Ich habe Glück
Zu diesen großen Fragen, die wir uns vor der Familiengründung stellen mussten, gehörte die Angst, die wohl alle Eltern einmal befällt: Was tun, wenn unser Kind eine schwere Behinderung haben wird? Meine Frau und ich waren uns einig: Eine Abtreibung kommt für uns nicht in Frage.
Verantwortlich dafür sind zwei grundsätzliche Überlegungen und unsere ganz persönliche Situation: 1.) Wir fühlen uns nicht befugt, ein fremdes Leben zu beenden. 2.) Wir haben kein Recht, unser Glück über das unseres Kindes zu stellen. Und schlussendlich: Wir sind in unseren Lebensumständen so privilegiert (finanziell abgesichert, ein tolles Familiennetzwerk, eine stabile Beziehung), dass wir uns vor dieser Aufgabe nicht wegducken dürfen. Wir wissen, dass wir mit dieser Haltung in der Minderheit sind. Wir wissen, dass sich die meisten werdenden Eltern diese gewaltige Aufgabe nicht zutrauen. Und wir wissen, dass es ein großes Privileg ist, sich in dieser schwierigen Frage einig und sicher zu sein.
Sinnlose Verunsicherung Im Wissen, dass wir auch ein behindertes Kind nicht abtreiben würden, haben wir auch auf die sogenannte Nackenfaltenmessung verzichtet. Bei einer auffallenden Vergrößerung der Nackentransparenz gibt es eine erhöhte Wahrscheinlichkeit, dass das Kind eine chromosomale Fehlbildung hat (in den allermeisten Fällen handelt es sich dabei um Trisomie 21, also das Down-Syndrom).

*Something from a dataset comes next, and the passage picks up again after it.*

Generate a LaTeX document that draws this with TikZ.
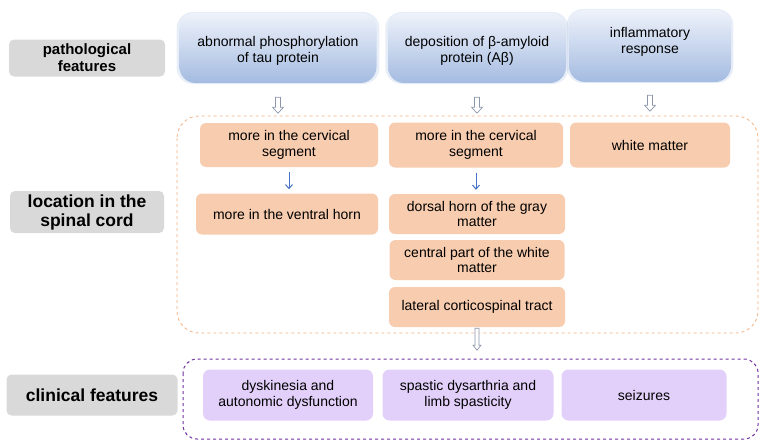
\documentclass[tikz,border=0pt]{standalone}
\usepackage{fontspec}
\setmainfont{Liberation Sans}
\usetikzlibrary{calc,shadows,arrows.meta}
\definecolor{grayfill}{RGB}{217,217,217}
\definecolor{orangefill}{RGB}{248,204,174}
\definecolor{orangeline}{RGB}{244,177,131}
\definecolor{purplefill}{RGB}{226,208,250}
\definecolor{purpleline}{RGB}{112,48,160}
\definecolor{bluetop}{RGB}{238,242,250}
\definecolor{bluebot}{RGB}{164,187,225}
\definecolor{arrowblue}{RGB}{68,114,196}
\definecolor{hollowline}{RGB}{140,150,170}
\tikzset{
  lab/.style={fill=grayfill, rounded corners=5pt, align=center, font=\fontsize{17.5}{19}\selectfont\bfseries, inner sep=0pt},
  bluebox/.style={rounded corners=16pt, top color=bluetop, bottom color=bluebot, inner sep=0pt,
     general shadow={fill=bluebot, opacity=0.25, shadow scale=1.03}},
  bluetext/.style={align=center, font=\fontsize{14}{15.5}\selectfont, inner sep=0pt},
  orangebox/.style={fill=orangefill, rounded corners=6pt, align=center, font=\fontsize{14}{15.5}\selectfont, inner sep=0pt},
  purplebox/.style={fill=purplefill, rounded corners=7pt, align=center, font=\fontsize{14}{15.5}\selectfont, inner sep=0pt},
  ocontainer/.style={draw=orangeline, dashed, rounded corners=22pt, line width=0.8pt},
  pcontainer/.style={draw=purpleline, dashed, rounded corners=14pt, line width=1pt},
  thinarr/.style={draw=arrowblue, line width=1pt, -{Straight Barb[length=4pt,width=7pt]}},
  hollowdown/.pic={\draw[hollowline, fill=white, line width=0.7pt] (-2.5,0) -- (-2.5,10) -- (-5.5,10) -- (0,16) -- (5.5,10) -- (2.5,10) -- (2.5,0) -- cycle;},
  hollowlong/.pic={\draw[hollowline, fill=white, line width=0.7pt] (-2,0) -- (-2,17) -- (-4,17) -- (0,22) -- (4,17) -- (2,17) -- (2,0) -- cycle;}
}
\begin{document}
\begin{tikzpicture}[x=1pt,y=-1pt]
\useasboundingbox (0,0) rectangle (768,447);
% containers
\draw[ocontainer] (177,116) rectangle (758,333);
\draw[pcontainer] (183,359) rectangle (758,439);
% gray labels
\node[lab, font=\fontsize{15}{17}\selectfont\bfseries, minimum width=156pt, minimum height=37pt] (g1) at (87,58) {pathological\\features};
\node[lab, minimum width=154pt, minimum height=42pt] (g2) at (87,212) {location in the\\spinal cord};
\node[lab, minimum width=171pt, minimum height=41pt] (g3) at (92,395) {clinical features};
% blue boxes
\node[bluebox, minimum width=197pt, minimum height=70pt] (b1) at (278,48) {};
\node[bluetext] (b1t) at ([yshift=-3pt]b1.center) {abnormal phosphorylation\\of tau protein};
\node[bluebox, minimum width=178pt, minimum height=70pt] (b2) at (477,48) {};
\node[bluetext] (b2t) at ([yshift=-3pt]b2.center) {deposition of β-amyloid\\protein (Aβ)};
\node[bluebox, minimum width=162pt, minimum height=72pt] (b3) at (650,46) {};
\node[bluetext] (b3t) at ([yshift=4pt]b3.center) {inflammatory\\response};
% hollow arrows
\pic at ([yshift=-14pt]b1.south) {hollowdown};
\pic at ([yshift=-14pt]b2.south) {hollowdown};
\pic at ([yshift=-13pt]b3.south) {hollowdown};
% orange boxes
\node[orangebox, minimum width=178pt, minimum height=44pt] (o1) at (289,145) {more in the cervical\\segment};
\node[orangebox, minimum width=182pt, minimum height=41pt] (o2) at (287,214) {more in the ventral horn};
\node[orangebox, minimum width=174pt, minimum height=45pt] (o3) at (476,145) {more in the cervical\\segment};
\node[orangebox, minimum width=176pt, minimum height=40pt] (o4) at (477,214) {dorsal horn of the gray\\matter};
\node[orangebox, minimum width=175pt, minimum height=40pt] (o5) at (477,260) {central part of the white\\matter};
\node[orangebox, minimum width=176pt, minimum height=40pt] (o6) at (477,307) {lateral corticospinal tract};
\node[orangebox, minimum width=160pt, minimum height=45pt] (o7) at (650,145) {white matter};
% thin arrows
\draw[thinarr, shorten <=5pt, shorten >=4pt] (o1.south) -- (o1.south |- o2.north);
\draw[thinarr, shorten <=5pt, shorten >=4pt] (o3.south) -- (o3.south |- o4.north);
% bottom hollow arrow
\pic at ([yshift=-1pt]o6.south) {hollowlong};
% purple boxes
\node[purplebox, minimum width=170pt, minimum height=51pt] (p1) at (288,395) {dyskinesia and\\autonomic dysfunction};
\node[purplebox, minimum width=171pt, minimum height=51pt] (p2) at (468,395) {spastic dysarthria and\\limb spasticity};
\node[purplebox, minimum width=165pt, minimum height=51pt] (p3) at (644,395) {seizures};
\end{tikzpicture}
\end{document}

Da diese Untersuchung lediglich eine erhöhte Wahrscheinlichkeit zeigen kann, würde sie für Eltern wie uns nur eine sinnlose Verunsicherung bringen: Weder ist nach einer Nackenfaltenmessung gewiss, dass das Kind wirklich behindert auf die Welt kommt, noch ist der Grad der Behinderung vor der Geburt wirklich absehbar.
Wir gehören damit zu einer Minderheit von 10 Prozent der Eltern, die diese Untersuchung nicht in Anspruch nimmt. Wieso ich darüber so ausführlich schreibe? Weil die Gynäkologen jetzt fordern, die Nackenfaltenmessung in den Mutter-Kind-Pass aufzunehmen. Das würde bedeuten: Eltern, die diese Untersuchung nicht durchführen lassen, wird das Kinderbetreuungsgeld gekürzt.
Der Mutter-Kind-Pass war ein ganz wichtiger Meilenstein, um die Überlebensrate von Kindern zu erhöhen. Nun soll aber plötzlich eine Untersuchung aufgenommen werden, die nicht die Überlebensrate erhöhen kann, sondern nur die Rate der Abtreibungen. Dass diese Forderung ausgerechnet von den Ärzten kommt, denen wir unsere ungeborenen Kinder anvertrauen, macht mir Angst.
Florian Unterberger ist Pressesprecher bei einer Wiener Anwaltskanzlei. Er ist Vater von vier Kindern.